Problem requirements | Starting from the top of the material, restate each line exactly until the line that contains "import numpy as np", which is also copied. Pictures are excluded.

Data block |
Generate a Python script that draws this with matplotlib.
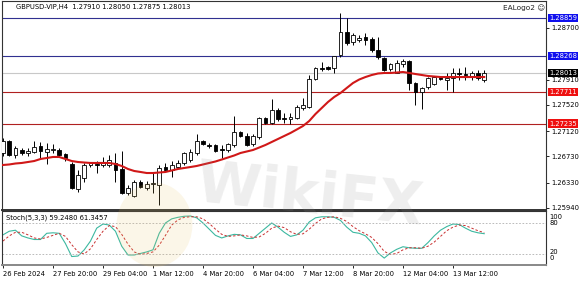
import matplotlib
matplotlib.use('Agg')
import matplotlib.pyplot as plt
import matplotlib.transforms as mtransforms
from matplotlib.patches import Ellipse
import numpy as np

# GBPUSD H4 candles (open, high, low, close)
opens = [1.26783, 1.26967, 1.26752, 1.26829, 1.26783, 1.26798, 1.26890, 1.26798, 1.26829, 1.26829,
         1.26768, 1.26614, 1.26231, 1.26400, 1.26599, 1.26614, 1.26599, 1.26599, 1.26630, 1.26538,
         1.26170, 1.26124, 1.26338, 1.26246, 1.26308, 1.26292, 1.26568, 1.26522, 1.26568, 1.26630,
         1.26676, 1.26783, 1.26967, 1.26906, 1.26906, 1.26844, 1.26829, 1.26906, 1.27105, 1.27044,
         1.26921, 1.27028, 1.27320, 1.27243, 1.27442, 1.27320, 1.27304, 1.27320, 1.27473, 1.27488,
         1.27918, 1.28086, 1.28102, 1.28086, 1.28286, 1.28638, 1.28485, 1.28516, 1.28562, 1.28531,
         1.28362, 1.28240, 1.28071, 1.28010, 1.28148, 1.28194, 1.27856, 1.27718, 1.27795, 1.27841,
         1.27948, 1.27902, 1.27933, 1.28010, 1.27994, 1.27948, 1.28010, 1.27910]
highs = [1.27013, 1.26982, 1.26890, 1.26860, 1.26860, 1.26967, 1.26952, 1.26936, 1.26921, 1.26860,
         1.26783, 1.26645, 1.26522, 1.26630, 1.26645, 1.26660, 1.26722, 1.26752, 1.26783, 1.26814,
         1.26292, 1.26369, 1.26369, 1.26354, 1.26476, 1.26599, 1.26630, 1.26660, 1.26676, 1.26798,
         1.26844, 1.27074, 1.26982, 1.26936, 1.26921, 1.26906, 1.26936, 1.27350, 1.27120, 1.27090,
         1.27074, 1.27335, 1.27335, 1.27611, 1.27473, 1.27396, 1.27396, 1.27519, 1.27626, 1.27979,
         1.28102, 1.28178, 1.28117, 1.28270, 1.28930, 1.28853, 1.28623, 1.28592, 1.28623, 1.28562,
         1.28562, 1.28255, 1.28163, 1.28209, 1.28224, 1.28209, 1.27872, 1.27795, 1.27948, 1.27964,
         1.27964, 1.28010, 1.28086, 1.28086, 1.28102, 1.28040, 1.28056, 1.28050]
lows = [1.26737, 1.26737, 1.26706, 1.26752, 1.26737, 1.26783, 1.26706, 1.26614, 1.26783, 1.26737,
        1.26660, 1.26231, 1.26185, 1.26338, 1.26568, 1.26476, 1.26568, 1.26568, 1.26338, 1.26154,
        1.26139, 1.26108, 1.26246, 1.26216, 1.26170, 1.25986, 1.26507, 1.26415, 1.26553, 1.26599,
        1.26645, 1.26752, 1.26906, 1.26860, 1.26798, 1.26706, 1.26798, 1.26875, 1.27028, 1.26890,
        1.26890, 1.26998, 1.27228, 1.27228, 1.27274, 1.27243, 1.27228, 1.27304, 1.27442, 1.27473,
        1.27902, 1.28040, 1.28056, 1.28010, 1.28255, 1.28439, 1.28439, 1.28485, 1.28439, 1.28332,
        1.28224, 1.28040, 1.28040, 1.28010, 1.28102, 1.27749, 1.27519, 1.27458, 1.27765, 1.27826,
        1.27902, 1.27749, 1.27718, 1.27902, 1.27902, 1.27902, 1.27902, 1.27875]
closes = [1.26967, 1.26752, 1.26860, 1.26783, 1.26814, 1.26875, 1.26814, 1.26844, 1.26844, 1.26752,
          1.26706, 1.26246, 1.26446, 1.26599, 1.26630, 1.26599, 1.26645, 1.26676, 1.26522, 1.26170,
          1.26246, 1.26338, 1.26262, 1.26308, 1.26323, 1.26553, 1.26522, 1.26599, 1.26630, 1.26783,
          1.26798, 1.26967, 1.26921, 1.26890, 1.26814, 1.26829, 1.26921, 1.27105, 1.27044, 1.26906,
          1.27044, 1.27320, 1.27243, 1.27442, 1.27304, 1.27304, 1.27335, 1.27488, 1.27519, 1.27918,
          1.28086, 1.28071, 1.28071, 1.28270, 1.28638, 1.28470, 1.28592, 1.28546, 1.28516, 1.28362,
          1.28255, 1.28056, 1.28148, 1.28163, 1.28194, 1.27856, 1.27718, 1.27780, 1.27933, 1.27948,
          1.27918, 1.27933, 1.28010, 1.27994, 1.27985, 1.28010, 1.27933, 1.28013]

# red moving average
ma = [1.26599, 1.26607, 1.26622, 1.26630, 1.26645, 1.26660, 1.26691, 1.26706, 1.26722, 1.26722,
      1.26691, 1.26660, 1.26645, 1.26637, 1.26630, 1.26630, 1.26630, 1.26630, 1.26614, 1.26584,
      1.26538, 1.26507, 1.26492, 1.26476, 1.26476, 1.26484, 1.26492, 1.26515, 1.26538, 1.26553,
      1.26568, 1.26584, 1.26607, 1.26630, 1.26653, 1.26683, 1.26714, 1.26745, 1.26783, 1.26806,
      1.26829, 1.26867, 1.26906, 1.26952, 1.26998, 1.27044, 1.27090, 1.27143, 1.27197, 1.27274,
      1.27381, 1.27473, 1.27565, 1.27642, 1.27703, 1.27780, 1.27856, 1.27910, 1.27948, 1.27979,
      1.28002, 1.28010, 1.28010, 1.28017, 1.28025, 1.28010, 1.27994, 1.27979, 1.27964, 1.27956,
      1.27948, 1.27948, 1.27948, 1.27948, 1.27948, 1.27948, 1.27948, 1.27948]

# Stochastic (5,3,3)
stoch_k = [57, 64, 66, 55, 51, 48, 48, 60, 61, 60, 40, 15, 16, 28, 45, 70, 78, 76, 64, 35,
           18, 18, 21, 24, 28, 60, 80, 88, 91, 93, 93.5, 90, 80, 68, 56, 51, 55, 58, 57, 50,
           50, 60, 70, 80, 72, 62, 54, 57, 66, 82, 90, 92, 92, 91, 85, 72, 62, 60, 55, 42,
           22, 12, 22, 29, 34, 32, 31, 31, 42, 55, 66, 73, 78, 77, 70, 64, 61, 59.248]
stoch_d = [45, 55, 62, 62, 57, 51, 49, 52, 56, 60, 54, 38, 24, 20, 30, 48, 64, 75, 73, 58,
           39, 24, 19, 21, 24, 37, 56, 76, 86, 91, 92, 92, 88, 79, 68, 58, 54, 55, 57, 55,
           52, 53, 60, 70, 74, 71, 63, 58, 59, 68, 79, 88, 91, 92, 89, 83, 73, 65, 59, 52,
           40, 25, 19, 21, 28, 32, 32, 31, 35, 43, 54, 65, 72, 76, 75, 70, 65, 61.3457]

date_pos = [0, 8, 16, 24, 32, 40, 48, 56, 64, 72]
date_labels = ['26 Feb 2024', '27 Feb 20:00', '29 Feb 04:00', '1 Mar 12:00', '4 Mar 20:00',
               '6 Mar 04:00', '7 Mar 12:00', '8 Mar 20:00', '12 Mar 04:00', '13 Mar 12:00']

price_ticks = [1.28700, 1.27910, 1.27520, 1.27120, 1.26730, 1.26330, 1.25940]
blue_levels = [1.28859, 1.28268]
red_levels = [1.27711, 1.27235]
last_price = 1.28013

fs = 4.9
fig = plt.figure(figsize=(5.83, 2.81), dpi=100)
ax = fig.add_axes([0.0034, 0.2527, 0.9331, 0.7438])
ax2 = fig.add_axes([0.0034, 0.0569, 0.9331, 0.1922], sharex=ax)

x = np.arange(len(opens))
o = np.array(opens); c = np.array(closes)
ax.vlines(x, lows, highs, color='black', lw=0.7, zorder=2)
up = c >= o
body = np.maximum(np.abs(c - o), 0.00003)
ax.bar(x[up], body[up], bottom=np.minimum(o, c)[up], width=0.58, color='white',
       edgecolor='black', lw=0.6, zorder=3)
ax.bar(x[~up], body[~up], bottom=np.minimum(o, c)[~up], width=0.58, color='black',
       edgecolor='black', lw=0.6, zorder=3)
ax.plot(x, ma, color='#d01818', lw=1.5, zorder=4)

for lv in blue_levels:
    ax.axhline(lv, color='#303090', lw=0.8, zorder=1)
for lv in red_levels:
    ax.axhline(lv, color='#b02020', lw=0.8, zorder=1)
ax.axhline(last_price, color='#c8c8c8', lw=0.8, zorder=1)

ax.set_xlim(-0.16, 86.88)
ax.set_ylim(1.25909, 1.29114)
ax.yaxis.tick_right()
ax.set_yticks(price_ticks)
ax.set_yticklabels(['%.5f' % t for t in price_ticks])
ax.tick_params(axis='y', labelsize=fs, length=2, width=0.6, pad=1.5)
ax.tick_params(axis='x', bottom=False, labelbottom=False)
for s in ax.spines.values():
    s.set_linewidth(0.8)
    s.set_color('#333333')
ax.spines['bottom'].set_linewidth(1.4)

tr = mtransforms.blended_transform_factory(ax.transAxes, ax.transData)
for lv in blue_levels:
    ax.text(1.006, lv, '%.5f' % lv, transform=tr, fontsize=fs, color='white', va='center',
            ha='left', bbox=dict(boxstyle='square,pad=0.15', fc='#1010ee', ec='none'), zorder=6)
for lv in red_levels:
    ax.text(1.006, lv, '%.5f' % lv, transform=tr, fontsize=fs, color='white', va='center',
            ha='left', bbox=dict(boxstyle='square,pad=0.15', fc='#ee1010', ec='none'), zorder=6)
ax.text(1.006, last_price, '%.5f' % last_price, transform=tr, fontsize=fs, color='white',
        va='center', ha='left', bbox=dict(boxstyle='square,pad=0.15', fc='black', ec='none'),
        zorder=6)

ax.text(0.025, 0.985, 'GBPUSD-VIP,H4  1.27910 1.28050 1.27875 1.28013', transform=ax.transAxes,
        fontsize=fs, va='top', ha='left')
ax.text(0.998, 0.985, 'EALogo2 \u263a', transform=ax.transAxes, fontsize=fs + 0.4, va='top',
        ha='right', color='#222222')

# stochastic panel
ax2.plot(x, stoch_k, color='#3cb8a0', lw=0.8)
ax2.plot(x, stoch_d, color='#c83030', lw=0.7, ls=(0, (2.5, 2)))
ax2.axhline(80, color='#b0b0b0', lw=0.6, ls=(0, (2, 2)))
ax2.axhline(20, color='#b0b0b0', lw=0.6, ls=(0, (2, 2)))
ax2.set_ylim(-1.4, 103.2)
ax2.set_yticks([])
tr2 = mtransforms.blended_transform_factory(ax2.transAxes, ax2.transData)
ax2.text(1.006, 92, '100', transform=tr2, fontsize=fs, va='center', ha='left')
ax2.text(1.006, 79, '80', transform=tr2, fontsize=fs, va='center', ha='left')
ax2.text(1.006, 23, '20', transform=tr2, fontsize=fs, va='center', ha='left')
ax2.text(1.006, 12, '0', transform=tr2, fontsize=fs, va='center', ha='left')
ax2.text(0.008, 0.93, 'Stoch(5,3,3) 59.2480 61.3457', transform=ax2.transAxes, fontsize=fs,
         va='top', ha='left')
ax2.set_xticks(date_pos)
ax2.set_xticklabels(date_labels)
ax2.tick_params(axis='x', labelsize=fs, length=2.5, width=0.6, pad=1.5)
for lbl in ax2.get_xticklabels():
    lbl.set_ha('left')
for s in ax2.spines.values():
    s.set_linewidth(0.8)
    s.set_color('#333333')
ax2.spines['bottom'].set_color('#888888')
ax2.spines['bottom'].set_linewidth(1.4)

# WikiFX watermark
fig.text(0.53, 0.30, 'WikiFX', fontsize=42, fontweight='bold', color='#909090', alpha=0.15,
         ha='center', va='center', rotation=-6, zorder=20)
fig.patches.append(Ellipse((0.265, 0.20), 0.13, 0.30, transform=fig.transFigure,
                           fc='#e8c060', ec='none', alpha=0.14, zorder=20))

fig.savefig('out.png', dpi=100)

Written answer |
Generate a Python script that draws this with matplotlib.
import matplotlib
matplotlib.use('Agg')
import matplotlib.pyplot as plt
import matplotlib.transforms as mtransforms
from matplotlib.patches import Ellipse
import numpy as np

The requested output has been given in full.